Briefly, the most significant differences between the spoken and written varieties of any language including English is formality versus spontaneity, prescriptive correctness versus descriptive changes, and history of each. Starting with the last first, in the history of humankind and in the life history of each individual, spoken language comes first and does not require being institutionally taught.
Humankind started speaking at some as yet imperfectly marked date. Humankind began writing much later than that in Sumeria around ~3,500 B.C. Babies almost universally begin speaking before they are two years old. They begin writing some years later under the influence of some sort of dedicated education (Does Big Bird count as dedicated education?). Further, speech records history as a series of memorized oral traditions, stories, legends, and myths that carry an inherent possibility for variation, whereas written language more accurately records stories, myths, legends, traditions, and higher order conceptual writings like maths and philosophy with a presumed lessened inherent possibility for variation of texts over time.

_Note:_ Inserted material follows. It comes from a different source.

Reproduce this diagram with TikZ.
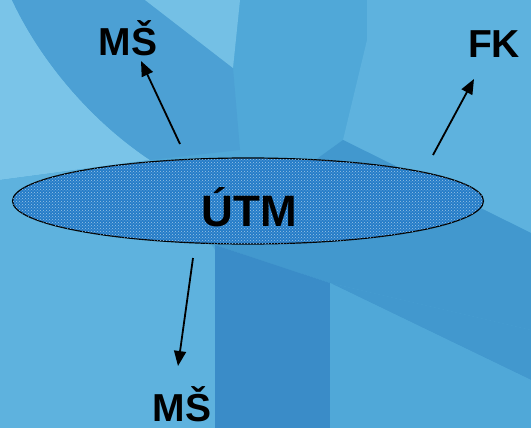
\documentclass[tikz,border=0pt]{standalone}
\usepackage{fontspec}
\setmainfont{Liberation Sans}
\usetikzlibrary{arrows.meta,patterns,shapes.geometric}
\definecolor{bgbase}{RGB}{80,168,216}
\definecolor{bglight}{RGB}{122,196,232}
\definecolor{bgmid}{RGB}{94,178,222}
\definecolor{bgband}{RGB}{76,160,212}
\definecolor{bgdark}{RGB}{66,152,206}
\definecolor{bgdarker}{RGB}{58,140,200}
\definecolor{ellfill}{RGB}{36,124,200}
\tikzset{
  lbl/.style={font=\fontsize{39}{39}\selectfont\bfseries, inner sep=0pt},
  conn/.style={line width=1.8pt, -{Triangle[length=15pt,width=12pt]}},
}
\begin{document}
\begin{tikzpicture}[x=1pt,y=-1pt]
\useasboundingbox (0,0) rectangle (531,428);
% background
\fill[bgbase] (0,0) rectangle (531,428);
\fill[bglight] (0,0) -- (12,0) .. controls (40,60) and (90,120) .. (150,160) -- (0,180) -- cycle;
\fill[bgband] (12,0) .. controls (40,60) and (90,120) .. (150,160) -- (240,150) -- (233,68) -- (145,0) -- cycle;
\fill[bglight!85!bgbase] (145,0) -- (240,0) -- (233,68) -- cycle;
\fill[bgmid] (0,180) -- (150,160) -- (215,250) -- (215,428) -- (0,428) -- cycle;
\fill[bgmid] (367,0) -- (531,0) -- (531,233) -- (343,140) -- (367,40) -- cycle;
\fill[bgdark] (343,140) -- (531,233) -- (531,330) -- (330,283) -- (215,245) -- (260,200) -- cycle;
\fill[bgdarker] (215,245) -- (330,283) -- (330,428) -- (215,428) -- cycle;
\fill[bgdark] (330,283) -- (531,330) -- (531,380) -- (330,283) -- cycle;
\fill[bgbase] (330,283) -- (531,380) -- (531,428) -- (330,428) -- cycle;
% ellipse
\node[draw=black, line width=1.2pt, fill=ellfill, ellipse, minimum width=471pt, minimum height=86pt,
      postaction={pattern=crosshatch dots, pattern color=white!55!ellfill}] (utm) at (248,201) {};
\node[lbl, font=\fontsize{44}{44}\selectfont\bfseries] (utmtext) at (249,207) {ÚTM};
% labels
\node[lbl] (ms1) at (128,38) {MŠ};
\node[lbl] (fk) at (494,44) {FK};
\node[lbl] (ms2) at (182,404) {MŠ};
% connector ends
\coordinate (a1) at (180,144);
\coordinate (b1) at (141,61);
\coordinate (a2) at (433,155);
\coordinate (b2) at (474,79);
\coordinate (a3) at (193,258);
\coordinate (b3) at (178,366);
\draw[conn] (a1) -- (b1);
\draw[conn] (a2) -- (b2);
\draw[conn] (a3) -- (b3);
\end{tikzpicture}
\end{document}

To return to the first, formality versus spontaneity, written language, even before standardized, has always required an fundamentally unvarying form that could be comprehended with ease and reliability by other readers of that language. This form in texts is constructed in writing in an isolated environment and may have corrected errors or may take revisions to communicate effectively. Spoken language must communicate essentially effectively at the moment it is utter and for that reason has tags and fillers that may buy time while thoughts are mentally prepared for the presentation of an organized message.
Related to this is the difference between prescriptive correctness and descriptive changeability. In writing, especially in higher orders of formal writing, but nonetheless to some degree in all writing, prescribed rules of correctness must be followed for the importance of coherently communicating a specialized message that must stand on its own without aid of situational cues, facial expression cues, or tonal expression cues for its meaning. In spoken language, speakers can--and indeed do--make changes to their speech, or a community of speakers may make group changes to their speech, that are not prescriptive (aside from social prestige or negative prestige pressures) in any way but may be measured descriptively to record--and describe--changes.